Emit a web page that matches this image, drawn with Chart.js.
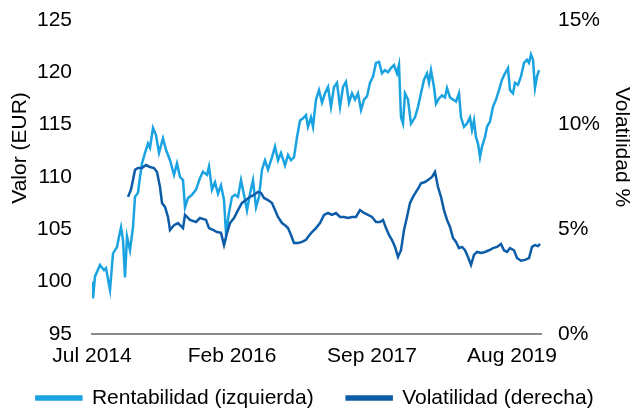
<!DOCTYPE html>
<html>
<head>
<meta charset="utf-8">
<script src="https://cdn.jsdelivr.net/npm/chart.js@4"></script>
<style>
html,body{margin:0;padding:0;background:#fff;}
#wrap{width:630px;height:410px;position:relative;}
</style>
</head>
<body>
<div id="wrap"><canvas id="c" width="630" height="410"></canvas></div>
<script>
// ---- Data (observation index, values) ----
const tickLabels = ['Jul 2014', 'Feb 2016', 'Sep 2017', 'Aug 2019'];
const tickObs = [0, 70, 140, 210];
const lastObs = 224.5;

const rentObs = [0,0.5,1.5,4,6,7,9,10.5,12.5,13.5,14.5,15.5,16.5,17.5,19,20.5,21.5,23,24,25,26.5,28,29,30.5,32,33.5,35.5,37,39,41,42.5,44,45.5,46.5,48,50,52,54,55.5,57.5,58.5,60,61.5,63,64.5,66,67,68.5,70,71.5,73,74.5,76,77.5,79,80.5,82,83.5,85,86.5,88,90,91.5,93,94.5,96.5,98,99.5,101,102.5,104,105.5,107,108,109.5,110.5,112,113.5,115,116.5,118,119.5,121,122.5,124,125.5,127,128.5,130,131.5,133,134.5,136,137.5,139,140.5,142,143.5,145,146.5,148,149.5,151,152.5,153.5,154.5,155.5,156.5,158,159.5,161.5,163,164.5,166,167.5,168.5,169.5,171,172,173.5,175,176.5,177.5,179,180.5,182,183.5,184.5,186,187.5,189,190,191,192,193,194,195,196.5,197.5,199,200.5,202,203.5,205,206.5,208,209,210.5,211.5,213,214.5,216,217.5,218.5,219.5,220.5,221.5,222.5,223.5];
const rentValues = [100.0,98.4,100.5,101.6,101.1,101.3,99.2,102.7,103.3,104.3,105.2,104.0,100.4,104.3,103.0,105.2,108.1,108.5,110.0,111.3,112.3,113.2,112.8,114.7,114.0,112.3,113.7,112.6,111.6,110.2,111.3,110.0,109.7,107.1,108.0,108.3,108.8,109.9,110.5,110.2,111.0,108.8,109.5,108.4,109.2,107.8,104.6,106.6,108.1,108.3,108.1,109.7,108.3,106.8,108.4,109.7,107.1,108.1,110.7,111.6,110.7,111.9,112.9,111.6,112.3,111.1,112.1,111.6,111.9,113.8,115.4,115.6,115.9,114.8,115.7,114.8,117.4,118.3,117.1,118.0,118.6,116.7,118.6,119.0,116.7,118.6,119.1,117.1,118.0,117.4,118.0,116.4,117.4,117.7,119.0,119.6,120.9,121.0,119.9,120.2,120.0,120.4,120.7,119.9,120.7,115.7,115.1,118.0,117.4,115.1,115.7,116.7,118.0,119.3,119.9,119.0,120.2,118.6,117.0,117.5,117.8,117.6,118.5,117.6,117.4,117.2,118.0,115.7,114.8,115.1,115.7,114.5,115.4,113.8,113.2,111.9,112.9,113.8,114.8,115.3,116.7,117.4,118.3,119.3,119.9,120.4,118.3,118.0,119.0,118.8,119.6,120.9,121.2,120.9,121.7,121.2,118.5,119.6,120.2];

const volObs = [18,19.5,20.5,21.5,23,25,27,29,31,32.5,34,35,36.5,38,39,41,43,45.5,46.5,49,52,54,57,58.5,60.5,62.5,64.5,66,67.5,69,71,73,75,77,79,81,83,84.5,86,88,90,91.5,93,95,96.5,98,99.5,101,103,105,107,108,110,112,114,116,118,120,122,124,126,128,130,132,134,136,138,140,142,144,145.5,147,148.5,150,151.5,153,154.5,156,157.5,159,160.5,162,163.5,164.5,166.5,168,170,171.5,173,174.5,176,177.5,179,180.5,182,183.5,185,186.5,188,189.5,191,192.5,194.5,196.5,198.5,200.5,202.5,204.5,206,207.5,209,211,212.5,214.5,216.5,218.5,220,221.5,223,224];
const volValues = [6.55,6.9,7.36,7.84,7.93,7.93,8.07,7.98,7.93,7.74,7.02,6.26,6.07,5.59,4.97,5.2,5.3,5.06,5.69,5.45,5.35,5.54,5.45,5.06,4.97,4.87,4.83,4.25,4.83,5.3,5.54,5.92,6.26,6.4,6.55,6.64,6.79,6.74,6.5,6.4,6.26,5.92,5.59,5.3,5.2,5.06,4.73,4.35,4.35,4.4,4.5,4.63,4.87,5.06,5.3,5.69,5.78,5.69,5.78,5.59,5.59,5.54,5.59,5.59,5.92,5.78,5.69,5.59,5.35,5.35,5.45,5.06,4.73,4.49,4.16,3.68,4.0,4.97,5.59,6.26,6.55,6.79,7.02,7.2,7.26,7.36,7.5,7.74,7.02,6.55,5.92,5.45,5.11,4.59,4.4,4.1,4.16,4.0,3.68,3.3,3.78,3.92,3.87,3.92,4.0,4.1,4.16,4.3,4.0,3.92,4.1,4.0,3.63,3.5,3.54,3.63,4.16,4.25,4.2,4.3];

const leftTicks = [95, 100, 105, 110, 115, 120, 125];
const rightTicks = [0, 5, 10, 15];

const seriesNames = ['Rentabilidad (izquierda)', 'Volatilidad (derecha)'];
const axisTitles = ['Valor (EUR)', 'Volatilidad %'];

const LIGHT = '#1AA3E0';
const DARK = '#0D5CA8';
const FONT = 'Liberation Sans, Arial, sans-serif';
const LEGEND_CENTER_Y = 398;

const toPoints = (xs, ys) => xs.map((x, i) => ({x: x, y: ys[i]}));

const titlePlugin = {
  id: 'sideTitles',
  afterLayout(chart) {
    // move legend row down to its place under the axis labels
    const lg = chart.legend;
    if (!lg) return;
    const pad = lg.options.labels.padding;
    lg.top = LEGEND_CENTER_Y - pad - 10.5;
    lg.bottom = chart.height;
    lg.height = lg.bottom - lg.top;
  },
  afterDraw(chart) {
    const ctx = chart.ctx;
    ctx.save();
    ctx.font = '21px ' + FONT;
    ctx.fillStyle = '#000';
    ctx.textAlign = 'center';
    ctx.textBaseline = 'alphabetic';
    const yl = chart.scales.y;
    ctx.save();
    ctx.translate(yl.left + 26, 148);
    ctx.rotate(-Math.PI / 2);
    ctx.fillText(axisTitles[0], 0, 0);
    ctx.restore();
    const yr = chart.scales.y1;
    ctx.save();
    ctx.translate(yr.right - 14, 147);
    ctx.rotate(Math.PI / 2);
    ctx.fillText(axisTitles[1], 0, 0);
    ctx.restore();
    ctx.restore();
  }
};

new Chart(document.getElementById('c'), {
  type: 'line',
  data: {
    datasets: [
      {
        label: seriesNames[0],
        data: toPoints(rentObs, rentValues),
        borderColor: LIGHT,
        backgroundColor: LIGHT,
        borderWidth: 2.5,
        pointRadius: 0,
        tension: 0,
        yAxisID: 'y',
        order: 1
      },
      {
        label: seriesNames[1],
        data: toPoints(volObs, volValues),
        borderColor: DARK,
        backgroundColor: DARK,
        borderWidth: 2.5,
        pointRadius: 0,
        tension: 0,
        yAxisID: 'y1',
        order: 0
      }
    ]
  },
  options: {
    responsive: false,
    animation: false,
    devicePixelRatio: 1,
    layout: { padding: { top: 20, left: 0, right: 0, bottom: 0 } },
    plugins: {
      tooltip: { enabled: false },
      legend: {
        position: 'bottom',
        maxHeight: 40,
        labels: {
          font: { family: FONT, size: 21 },
          color: '#000',
          boxWidth: 45,
          boxHeight: 3,
          padding: 33,
          sort: (a, b) => a.datasetIndex - b.datasetIndex
        }
      }
    },
    scales: {
      x: {
        type: 'linear',
        min: 0,
        max: lastObs,
        grid: { display: false, drawTicks: false },
        border: { display: true, color: '#8C8C8C', width: 2 },
        afterBuildTicks: (s) => { s.ticks = tickObs.map(v => ({value: v})); },
        afterFit: (s) => { s.height = 36; },
        ticks: {
          autoSkip: false,
          maxRotation: 0,
          padding: 10,
          color: '#000',
          font: { family: FONT, size: 21 },
          callback: (v) => { const i = tickObs.indexOf(v); return i >= 0 ? tickLabels[i] : ''; }
        }
      },
      y: {
        position: 'left',
        min: 95,
        max: 125,
        grid: { display: false, drawTicks: false },
        border: { display: false },
        afterBuildTicks: (s) => { s.ticks = leftTicks.map(v => ({value: v})); },
        afterFit: (s) => { s.width = 92; s.paddingTop = 0; s.paddingBottom = 0; },
        ticks: {
          padding: 20,
          color: '#000',
          font: { family: FONT, size: 21 }
        }
      },
      y1: {
        position: 'right',
        min: 0,
        max: 15,
        grid: { display: false, drawTicks: false },
        border: { display: false },
        afterBuildTicks: (s) => { s.ticks = rightTicks.map(v => ({value: v})); },
        afterFit: (s) => { s.width = 89; s.paddingTop = 0; s.paddingBottom = 0; },
        ticks: {
          padding: 17,
          color: '#000',
          font: { family: FONT, size: 21 },
          callback: (v) => v + '%'
        }
      }
    }
  },
  plugins: [titlePlugin]
});
</script>
</body>
</html>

* * * * * * *

Repeat the listing above exactly from its first line to the line containing "const lastObs = 224.5;", both included, and omit the pictures.

Emit a web page that matches this image, drawn with Chart.js.
<!DOCTYPE html>
<html>
<head>
<meta charset="utf-8">
<script src="https://cdn.jsdelivr.net/npm/chart.js@4"></script>
<style>
html,body{margin:0;padding:0;background:#fff;}
#wrap{width:630px;height:410px;position:relative;}
</style>
</head>
<body>
<div id="wrap"><canvas id="c" width="630" height="410"></canvas></div>
<script>
// ---- Data (observation index, values) ----
const tickLabels = ['Jul 2014', 'Feb 2016', 'Sep 2017', 'Aug 2019'];
const tickObs = [0, 70, 140, 210];
const lastObs = 224.5;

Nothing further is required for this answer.